→ Exercise:
Filter the records for lines holding the string "script".

→ Data for this exercise:
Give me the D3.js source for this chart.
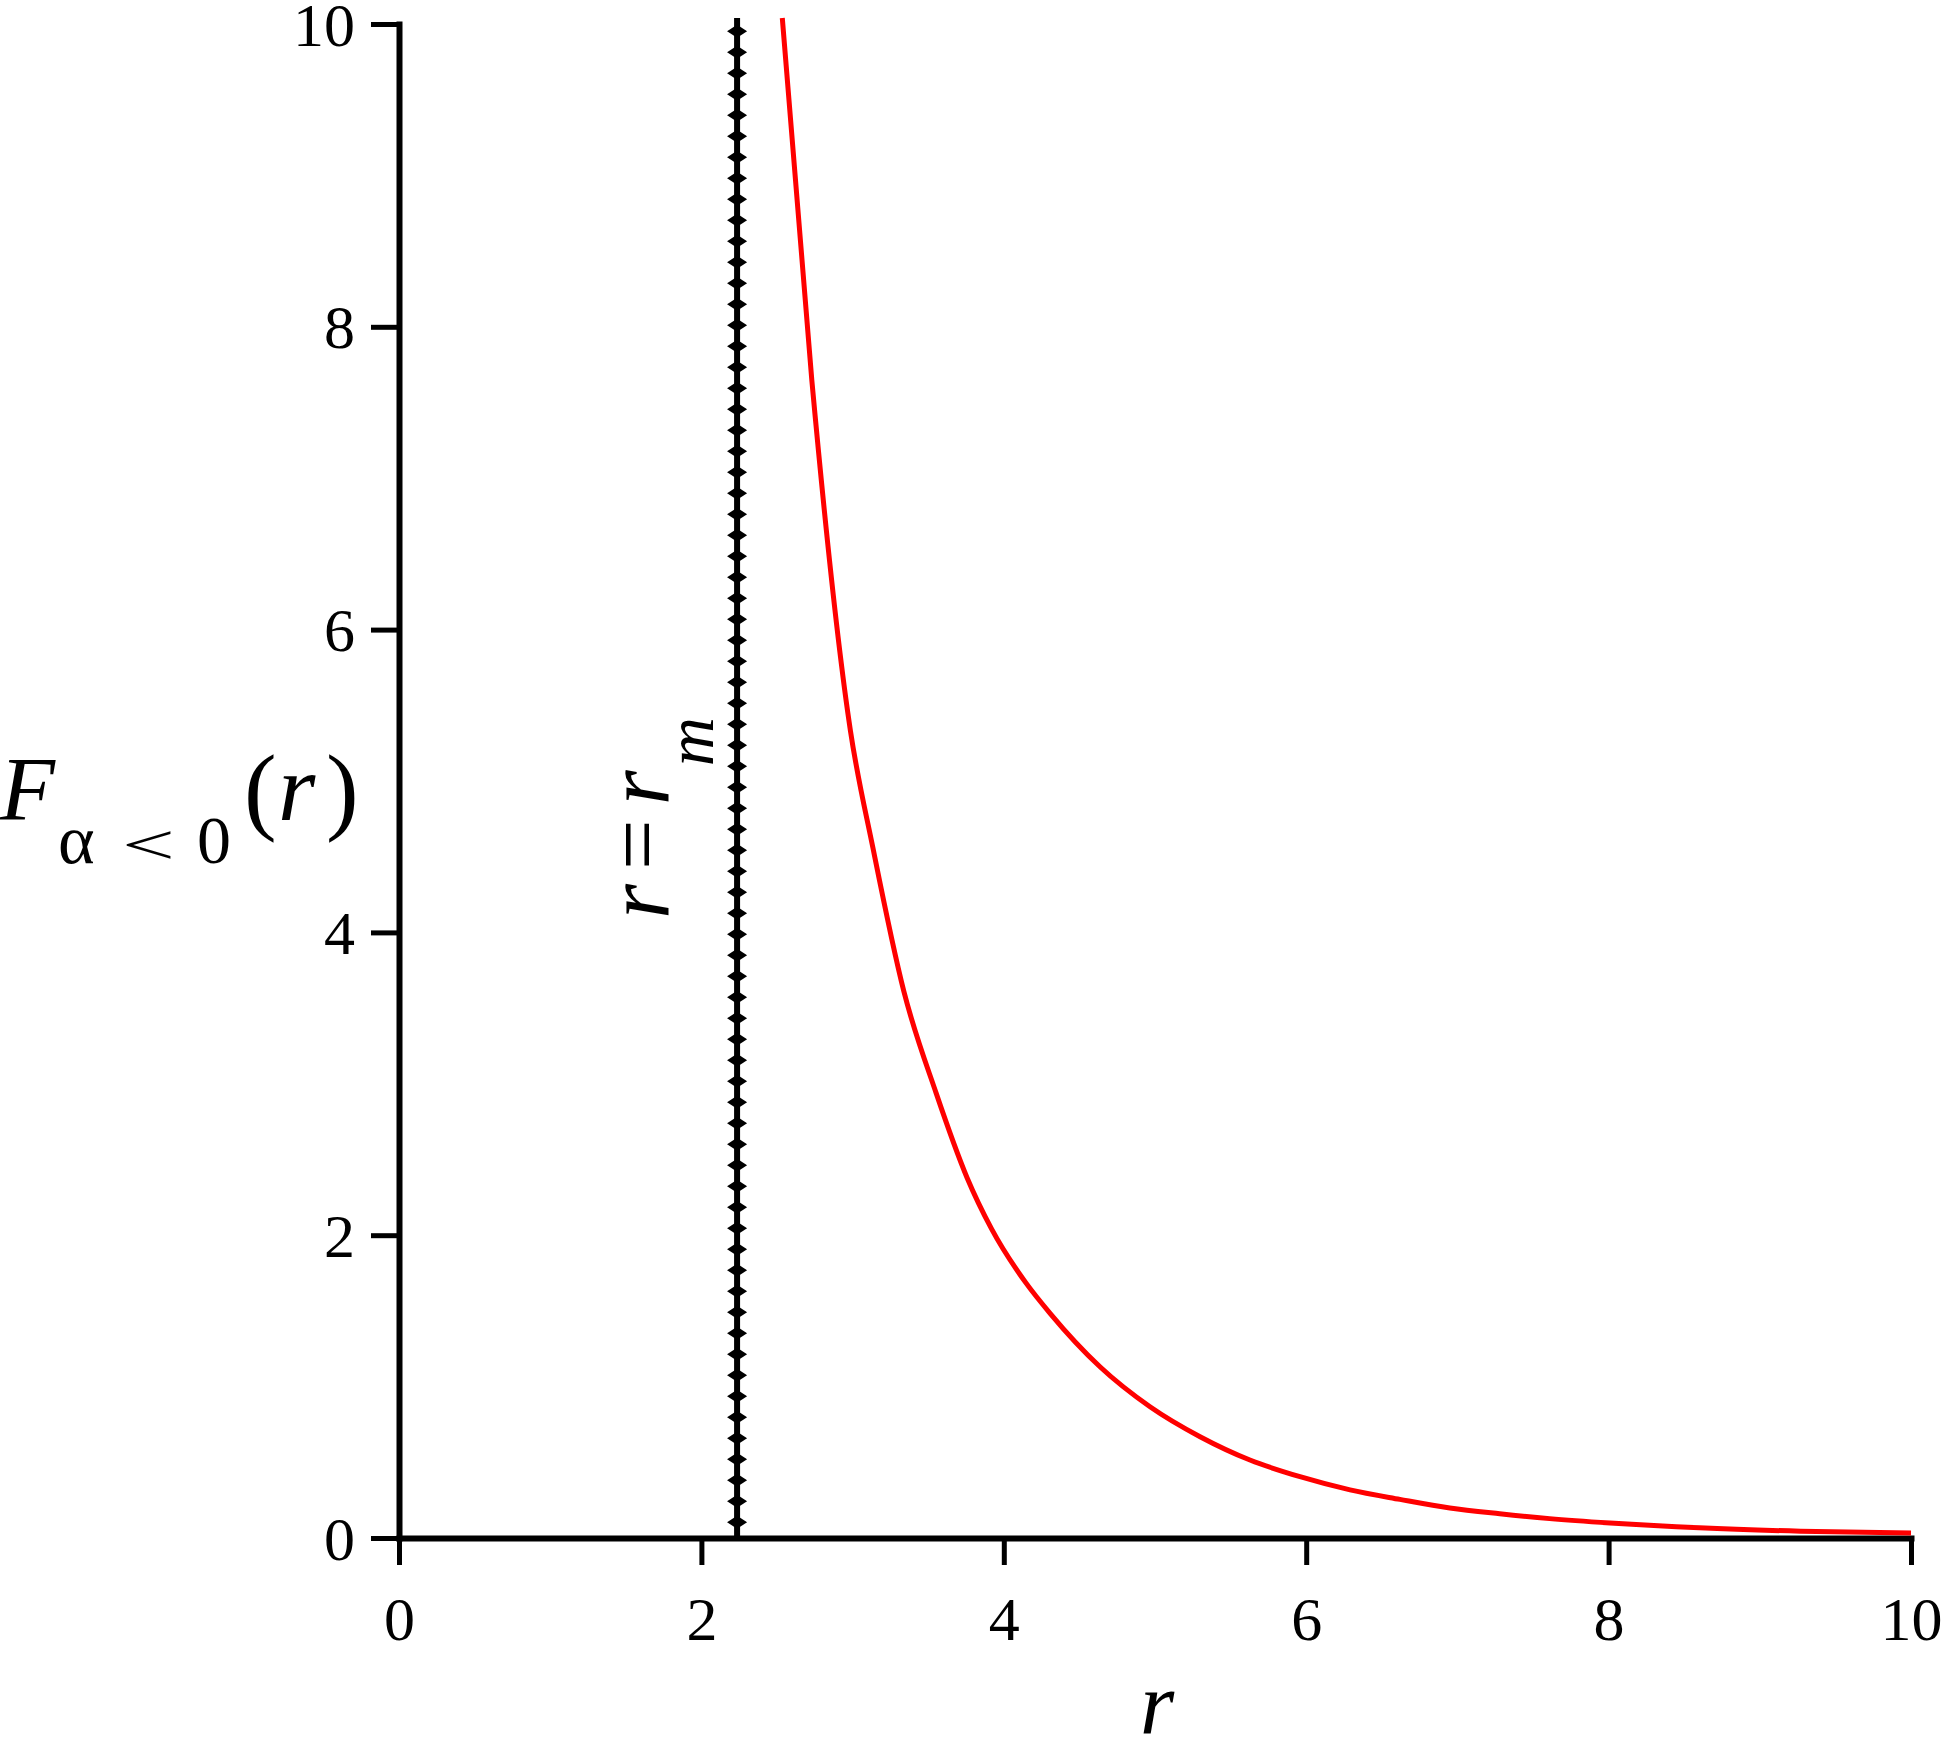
---
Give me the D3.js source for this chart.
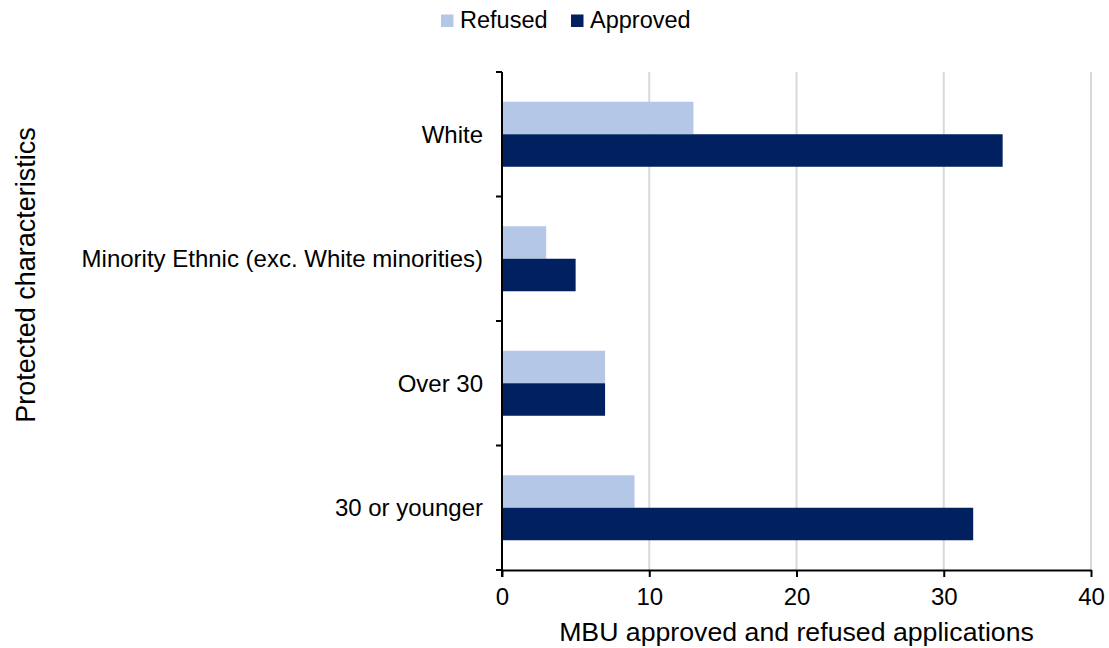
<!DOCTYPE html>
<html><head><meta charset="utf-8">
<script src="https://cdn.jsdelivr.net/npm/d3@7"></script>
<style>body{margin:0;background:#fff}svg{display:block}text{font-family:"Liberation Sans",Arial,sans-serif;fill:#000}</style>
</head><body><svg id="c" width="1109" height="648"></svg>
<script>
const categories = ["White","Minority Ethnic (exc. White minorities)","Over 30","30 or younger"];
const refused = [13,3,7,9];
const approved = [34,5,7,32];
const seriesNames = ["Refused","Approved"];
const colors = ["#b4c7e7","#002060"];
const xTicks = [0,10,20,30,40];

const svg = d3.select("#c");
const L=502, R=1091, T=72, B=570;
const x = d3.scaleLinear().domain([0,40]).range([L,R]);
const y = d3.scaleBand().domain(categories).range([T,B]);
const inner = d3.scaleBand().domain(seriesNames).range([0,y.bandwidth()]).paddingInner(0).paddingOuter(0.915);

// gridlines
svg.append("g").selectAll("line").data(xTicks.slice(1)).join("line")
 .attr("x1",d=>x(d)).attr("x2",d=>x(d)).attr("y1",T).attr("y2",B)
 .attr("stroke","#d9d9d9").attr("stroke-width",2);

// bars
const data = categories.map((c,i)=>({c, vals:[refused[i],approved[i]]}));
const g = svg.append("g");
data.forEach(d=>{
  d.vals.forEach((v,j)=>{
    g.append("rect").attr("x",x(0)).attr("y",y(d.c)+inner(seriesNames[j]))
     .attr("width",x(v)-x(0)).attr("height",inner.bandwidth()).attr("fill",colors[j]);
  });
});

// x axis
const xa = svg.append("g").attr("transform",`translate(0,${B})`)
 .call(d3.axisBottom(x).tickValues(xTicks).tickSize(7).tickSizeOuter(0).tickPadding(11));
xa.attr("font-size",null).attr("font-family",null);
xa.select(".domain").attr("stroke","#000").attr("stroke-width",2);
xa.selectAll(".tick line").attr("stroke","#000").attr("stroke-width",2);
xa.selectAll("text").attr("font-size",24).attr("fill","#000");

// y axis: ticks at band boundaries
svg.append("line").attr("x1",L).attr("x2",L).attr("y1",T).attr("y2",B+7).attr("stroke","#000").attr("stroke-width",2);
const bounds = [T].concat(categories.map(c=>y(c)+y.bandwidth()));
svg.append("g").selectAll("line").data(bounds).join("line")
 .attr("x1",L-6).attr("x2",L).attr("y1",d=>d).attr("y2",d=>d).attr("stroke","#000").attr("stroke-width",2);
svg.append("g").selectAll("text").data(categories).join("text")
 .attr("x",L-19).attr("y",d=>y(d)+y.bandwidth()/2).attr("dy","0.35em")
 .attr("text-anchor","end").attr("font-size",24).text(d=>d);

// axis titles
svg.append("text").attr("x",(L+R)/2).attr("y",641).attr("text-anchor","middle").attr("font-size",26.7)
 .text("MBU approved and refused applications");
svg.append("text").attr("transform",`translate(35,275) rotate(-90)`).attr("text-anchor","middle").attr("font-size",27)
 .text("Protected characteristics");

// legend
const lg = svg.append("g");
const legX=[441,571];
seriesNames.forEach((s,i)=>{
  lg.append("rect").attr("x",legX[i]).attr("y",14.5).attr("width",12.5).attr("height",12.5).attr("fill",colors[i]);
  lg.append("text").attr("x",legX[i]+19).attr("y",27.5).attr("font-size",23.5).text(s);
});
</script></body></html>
...
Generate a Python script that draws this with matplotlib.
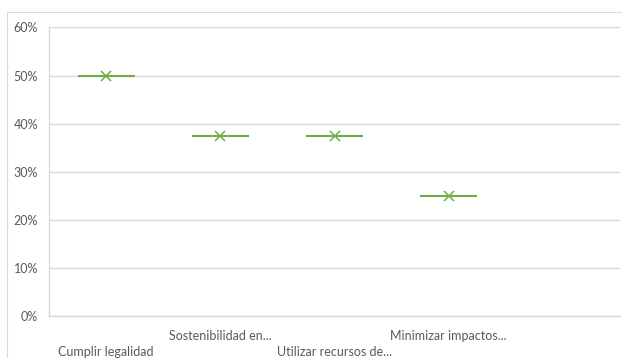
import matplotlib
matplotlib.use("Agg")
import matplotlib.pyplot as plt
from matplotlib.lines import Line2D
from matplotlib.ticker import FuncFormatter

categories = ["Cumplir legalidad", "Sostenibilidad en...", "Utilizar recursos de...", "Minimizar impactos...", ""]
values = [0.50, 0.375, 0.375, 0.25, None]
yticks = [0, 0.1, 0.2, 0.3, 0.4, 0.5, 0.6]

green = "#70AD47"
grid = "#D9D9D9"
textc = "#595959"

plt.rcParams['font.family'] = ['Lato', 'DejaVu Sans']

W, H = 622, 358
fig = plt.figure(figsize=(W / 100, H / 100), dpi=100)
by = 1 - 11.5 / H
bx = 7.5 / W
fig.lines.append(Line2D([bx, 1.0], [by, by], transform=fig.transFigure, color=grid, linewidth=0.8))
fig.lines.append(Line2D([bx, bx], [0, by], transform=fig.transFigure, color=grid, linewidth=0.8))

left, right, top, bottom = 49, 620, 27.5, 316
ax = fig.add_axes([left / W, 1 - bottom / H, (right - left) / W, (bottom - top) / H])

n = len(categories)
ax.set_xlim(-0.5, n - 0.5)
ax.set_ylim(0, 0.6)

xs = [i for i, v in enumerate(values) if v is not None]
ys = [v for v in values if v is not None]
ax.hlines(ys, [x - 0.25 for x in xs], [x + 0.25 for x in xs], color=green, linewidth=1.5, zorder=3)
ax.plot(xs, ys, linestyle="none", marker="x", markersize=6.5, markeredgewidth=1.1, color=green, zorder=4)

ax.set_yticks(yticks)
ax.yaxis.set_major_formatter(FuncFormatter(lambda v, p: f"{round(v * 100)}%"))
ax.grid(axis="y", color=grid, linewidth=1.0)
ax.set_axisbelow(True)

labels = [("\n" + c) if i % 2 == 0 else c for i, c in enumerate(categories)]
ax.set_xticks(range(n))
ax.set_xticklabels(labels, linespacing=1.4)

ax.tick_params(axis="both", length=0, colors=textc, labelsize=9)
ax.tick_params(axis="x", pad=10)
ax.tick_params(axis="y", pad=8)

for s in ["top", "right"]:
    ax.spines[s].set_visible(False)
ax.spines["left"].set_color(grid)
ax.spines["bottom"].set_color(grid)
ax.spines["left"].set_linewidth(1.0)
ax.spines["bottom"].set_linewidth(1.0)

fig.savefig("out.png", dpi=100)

→ Task result:
<script src="https://cdn.jsdelivr.net/npm/d3@7"></script>
<script>
</script></body></html>
Generate a Python script that draws this with matplotlib.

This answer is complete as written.